_Given exercise:_
Output the material word for word. Leave each picture out.

_Supplied data:_
____

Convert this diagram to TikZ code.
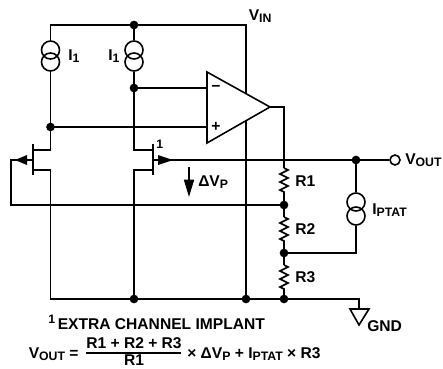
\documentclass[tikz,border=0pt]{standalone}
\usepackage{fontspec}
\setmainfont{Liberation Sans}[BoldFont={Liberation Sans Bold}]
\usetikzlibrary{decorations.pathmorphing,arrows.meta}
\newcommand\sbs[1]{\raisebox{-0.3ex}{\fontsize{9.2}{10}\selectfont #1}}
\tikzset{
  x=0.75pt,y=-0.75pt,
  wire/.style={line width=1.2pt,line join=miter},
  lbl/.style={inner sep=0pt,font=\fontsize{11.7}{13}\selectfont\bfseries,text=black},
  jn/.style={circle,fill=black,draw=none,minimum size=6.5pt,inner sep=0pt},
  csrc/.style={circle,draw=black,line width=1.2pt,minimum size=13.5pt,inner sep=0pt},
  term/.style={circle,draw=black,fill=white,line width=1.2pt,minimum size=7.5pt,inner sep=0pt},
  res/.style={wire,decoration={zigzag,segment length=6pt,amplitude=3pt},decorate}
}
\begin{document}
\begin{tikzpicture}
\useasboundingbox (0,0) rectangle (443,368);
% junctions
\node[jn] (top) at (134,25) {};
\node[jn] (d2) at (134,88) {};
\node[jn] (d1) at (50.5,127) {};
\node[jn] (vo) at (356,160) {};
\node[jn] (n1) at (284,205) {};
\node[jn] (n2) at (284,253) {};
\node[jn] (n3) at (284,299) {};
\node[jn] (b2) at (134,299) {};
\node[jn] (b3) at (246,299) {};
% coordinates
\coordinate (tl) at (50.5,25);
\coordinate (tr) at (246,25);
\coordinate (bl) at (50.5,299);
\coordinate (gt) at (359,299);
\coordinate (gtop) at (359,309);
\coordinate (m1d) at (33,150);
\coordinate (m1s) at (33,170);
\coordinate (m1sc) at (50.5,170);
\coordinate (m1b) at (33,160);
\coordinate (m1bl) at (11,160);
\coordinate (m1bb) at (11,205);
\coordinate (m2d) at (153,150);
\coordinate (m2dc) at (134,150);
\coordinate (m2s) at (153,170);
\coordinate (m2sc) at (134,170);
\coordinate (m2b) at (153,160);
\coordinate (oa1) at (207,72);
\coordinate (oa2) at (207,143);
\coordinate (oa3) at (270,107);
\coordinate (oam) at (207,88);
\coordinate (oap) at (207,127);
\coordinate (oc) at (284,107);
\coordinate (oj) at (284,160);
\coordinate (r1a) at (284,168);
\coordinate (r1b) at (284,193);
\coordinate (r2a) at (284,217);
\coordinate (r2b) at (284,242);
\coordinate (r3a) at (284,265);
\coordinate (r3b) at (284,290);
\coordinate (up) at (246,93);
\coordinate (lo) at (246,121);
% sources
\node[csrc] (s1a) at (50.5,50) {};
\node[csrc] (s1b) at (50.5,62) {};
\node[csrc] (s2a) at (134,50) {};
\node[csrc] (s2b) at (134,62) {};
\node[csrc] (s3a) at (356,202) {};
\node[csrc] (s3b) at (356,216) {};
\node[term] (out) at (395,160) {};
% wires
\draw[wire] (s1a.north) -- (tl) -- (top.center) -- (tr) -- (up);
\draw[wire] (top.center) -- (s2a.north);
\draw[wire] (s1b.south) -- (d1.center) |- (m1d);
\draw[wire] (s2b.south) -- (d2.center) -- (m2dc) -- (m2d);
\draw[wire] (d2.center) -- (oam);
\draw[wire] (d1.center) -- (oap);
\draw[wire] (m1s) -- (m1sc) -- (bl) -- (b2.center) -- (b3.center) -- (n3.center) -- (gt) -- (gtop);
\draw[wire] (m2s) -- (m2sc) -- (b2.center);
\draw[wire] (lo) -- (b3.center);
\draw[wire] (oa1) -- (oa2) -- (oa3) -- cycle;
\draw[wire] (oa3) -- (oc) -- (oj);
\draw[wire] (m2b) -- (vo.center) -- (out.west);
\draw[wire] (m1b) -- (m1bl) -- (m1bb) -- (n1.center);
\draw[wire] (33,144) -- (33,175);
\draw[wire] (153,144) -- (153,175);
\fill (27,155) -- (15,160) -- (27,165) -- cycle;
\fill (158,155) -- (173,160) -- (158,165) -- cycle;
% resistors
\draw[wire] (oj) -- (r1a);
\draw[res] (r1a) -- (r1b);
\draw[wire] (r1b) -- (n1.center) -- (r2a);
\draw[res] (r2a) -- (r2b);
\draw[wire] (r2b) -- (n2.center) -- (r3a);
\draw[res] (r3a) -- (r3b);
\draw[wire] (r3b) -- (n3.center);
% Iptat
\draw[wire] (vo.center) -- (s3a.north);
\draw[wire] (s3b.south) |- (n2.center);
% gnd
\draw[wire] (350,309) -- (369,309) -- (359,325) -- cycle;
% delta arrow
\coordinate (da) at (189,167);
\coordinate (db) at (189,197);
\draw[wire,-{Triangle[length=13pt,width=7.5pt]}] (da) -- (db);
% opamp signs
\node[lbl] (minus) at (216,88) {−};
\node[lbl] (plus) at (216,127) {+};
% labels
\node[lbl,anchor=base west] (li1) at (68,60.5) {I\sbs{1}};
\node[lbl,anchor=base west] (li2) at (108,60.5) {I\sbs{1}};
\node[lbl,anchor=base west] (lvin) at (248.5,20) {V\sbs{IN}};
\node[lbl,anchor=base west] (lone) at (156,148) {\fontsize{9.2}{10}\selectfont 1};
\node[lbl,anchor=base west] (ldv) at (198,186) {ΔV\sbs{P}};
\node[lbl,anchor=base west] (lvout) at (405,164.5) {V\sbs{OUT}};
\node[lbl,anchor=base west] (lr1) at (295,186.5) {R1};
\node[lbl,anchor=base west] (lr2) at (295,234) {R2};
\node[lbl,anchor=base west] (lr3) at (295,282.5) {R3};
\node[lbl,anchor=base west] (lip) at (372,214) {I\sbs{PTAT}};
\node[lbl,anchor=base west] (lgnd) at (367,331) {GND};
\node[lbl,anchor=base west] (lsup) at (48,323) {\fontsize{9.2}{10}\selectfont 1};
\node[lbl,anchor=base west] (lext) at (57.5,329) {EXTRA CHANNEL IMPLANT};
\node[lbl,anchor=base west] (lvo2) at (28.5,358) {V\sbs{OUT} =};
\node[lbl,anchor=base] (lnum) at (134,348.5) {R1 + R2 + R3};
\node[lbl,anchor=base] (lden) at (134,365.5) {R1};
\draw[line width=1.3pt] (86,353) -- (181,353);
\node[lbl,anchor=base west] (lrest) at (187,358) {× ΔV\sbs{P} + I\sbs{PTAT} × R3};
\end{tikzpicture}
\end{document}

____

_Exercise answer:_
Convert this diagram to TikZ code.
\documentclass[tikz,border=0pt]{standalone}
\usepackage{fontspec}
\setmainfont{Liberation Sans}[BoldFont={Liberation Sans Bold}]
\usetikzlibrary{decorations.pathmorphing,arrows.meta}
\newcommand\sbs[1]{\raisebox{-0.3ex}{\fontsize{9.2}{10}\selectfont #1}}
\tikzset{
  x=0.75pt,y=-0.75pt,
  wire/.style={line width=1.2pt,line join=miter},
  lbl/.style={inner sep=0pt,font=\fontsize{11.7}{13}\selectfont\bfseries,text=black},
  jn/.style={circle,fill=black,draw=none,minimum size=6.5pt,inner sep=0pt},
  csrc/.style={circle,draw=black,line width=1.2pt,minimum size=13.5pt,inner sep=0pt},
  term/.style={circle,draw=black,fill=white,line width=1.2pt,minimum size=7.5pt,inner sep=0pt},
  res/.style={wire,decoration={zigzag,segment length=6pt,amplitude=3pt},decorate}
}
\begin{document}
\begin{tikzpicture}
\useasboundingbox (0,0) rectangle (443,368);
% junctions
\node[jn] (top) at (134,25) {};
\node[jn] (d2) at (134,88) {};
\node[jn] (d1) at (50.5,127) {};
\node[jn] (vo) at (356,160) {};
\node[jn] (n1) at (284,205) {};
\node[jn] (n2) at (284,253) {};
\node[jn] (n3) at (284,299) {};
\node[jn] (b2) at (134,299) {};
\node[jn] (b3) at (246,299) {};
% coordinates
\coordinate (tl) at (50.5,25);
\coordinate (tr) at (246,25);
\coordinate (bl) at (50.5,299);
\coordinate (gt) at (359,299);
\coordinate (gtop) at (359,309);
\coordinate (m1d) at (33,150);
\coordinate (m1s) at (33,170);
\coordinate (m1sc) at (50.5,170);
\coordinate (m1b) at (33,160);
\coordinate (m1bl) at (11,160);
\coordinate (m1bb) at (11,205);
\coordinate (m2d) at (153,150);
\coordinate (m2dc) at (134,150);
\coordinate (m2s) at (153,170);
\coordinate (m2sc) at (134,170);
\coordinate (m2b) at (153,160);
\coordinate (oa1) at (207,72);
\coordinate (oa2) at (207,143);
\coordinate (oa3) at (270,107);
\coordinate (oam) at (207,88);
\coordinate (oap) at (207,127);
\coordinate (oc) at (284,107);
\coordinate (oj) at (284,160);
\coordinate (r1a) at (284,168);
\coordinate (r1b) at (284,193);
\coordinate (r2a) at (284,217);
\coordinate (r2b) at (284,242);
\coordinate (r3a) at (284,265);
\coordinate (r3b) at (284,290);
\coordinate (up) at (246,93);
\coordinate (lo) at (246,121);
% sources
\node[csrc] (s1a) at (50.5,50) {};
\node[csrc] (s1b) at (50.5,62) {};
\node[csrc] (s2a) at (134,50) {};
\node[csrc] (s2b) at (134,62) {};
\node[csrc] (s3a) at (356,202) {};
\node[csrc] (s3b) at (356,216) {};
\node[term] (out) at (395,160) {};
% wires
\draw[wire] (s1a.north) -- (tl) -- (top.center) -- (tr) -- (up);
\draw[wire] (top.center) -- (s2a.north);
\draw[wire] (s1b.south) -- (d1.center) |- (m1d);
\draw[wire] (s2b.south) -- (d2.center) -- (m2dc) -- (m2d);
\draw[wire] (d2.center) -- (oam);
\draw[wire] (d1.center) -- (oap);
\draw[wire] (m1s) -- (m1sc) -- (bl) -- (b2.center) -- (b3.center) -- (n3.center) -- (gt) -- (gtop);
\draw[wire] (m2s) -- (m2sc) -- (b2.center);
\draw[wire] (lo) -- (b3.center);
\draw[wire] (oa1) -- (oa2) -- (oa3) -- cycle;
\draw[wire] (oa3) -- (oc) -- (oj);
\draw[wire] (m2b) -- (vo.center) -- (out.west);
\draw[wire] (m1b) -- (m1bl) -- (m1bb) -- (n1.center);
\draw[wire] (33,144) -- (33,175);
\draw[wire] (153,144) -- (153,175);
\fill (27,155) -- (15,160) -- (27,165) -- cycle;
\fill (158,155) -- (173,160) -- (158,165) -- cycle;
% resistors
\draw[wire] (oj) -- (r1a);
\draw[res] (r1a) -- (r1b);
\draw[wire] (r1b) -- (n1.center) -- (r2a);
\draw[res] (r2a) -- (r2b);
\draw[wire] (r2b) -- (n2.center) -- (r3a);
\draw[res] (r3a) -- (r3b);
\draw[wire] (r3b) -- (n3.center);
% Iptat
\draw[wire] (vo.center) -- (s3a.north);
\draw[wire] (s3b.south) |- (n2.center);
% gnd
\draw[wire] (350,309) -- (369,309) -- (359,325) -- cycle;
% delta arrow
\coordinate (da) at (189,167);
\coordinate (db) at (189,197);
\draw[wire,-{Triangle[length=13pt,width=7.5pt]}] (da) -- (db);
% opamp signs
\node[lbl] (minus) at (216,88) {−};
\node[lbl] (plus) at (216,127) {+};
% labels
\node[lbl,anchor=base west] (li1) at (68,60.5) {I\sbs{1}};
\node[lbl,anchor=base west] (li2) at (108,60.5) {I\sbs{1}};
\node[lbl,anchor=base west] (lvin) at (248.5,20) {V\sbs{IN}};
\node[lbl,anchor=base west] (lone) at (156,148) {\fontsize{9.2}{10}\selectfont 1};
\node[lbl,anchor=base west] (ldv) at (198,186) {ΔV\sbs{P}};
\node[lbl,anchor=base west] (lvout) at (405,164.5) {V\sbs{OUT}};
\node[lbl,anchor=base west] (lr1) at (295,186.5) {R1};
\node[lbl,anchor=base west] (lr2) at (295,234) {R2};
\node[lbl,anchor=base west] (lr3) at (295,282.5) {R3};
\node[lbl,anchor=base west] (lip) at (372,214) {I\sbs{PTAT}};
\node[lbl,anchor=base west] (lgnd) at (367,331) {GND};
\node[lbl,anchor=base west] (lsup) at (48,323) {\fontsize{9.2}{10}\selectfont 1};
\node[lbl,anchor=base west] (lext) at (57.5,329) {EXTRA CHANNEL IMPLANT};
\node[lbl,anchor=base west] (lvo2) at (28.5,358) {V\sbs{OUT} =};
\node[lbl,anchor=base] (lnum) at (134,348.5) {R1 + R2 + R3};
\node[lbl,anchor=base] (lden) at (134,365.5) {R1};
\draw[line width=1.3pt] (86,353) -- (181,353);
\node[lbl,anchor=base west] (lrest) at (187,358) {× ΔV\sbs{P} + I\sbs{PTAT} × R3};
\end{tikzpicture}
\end{document}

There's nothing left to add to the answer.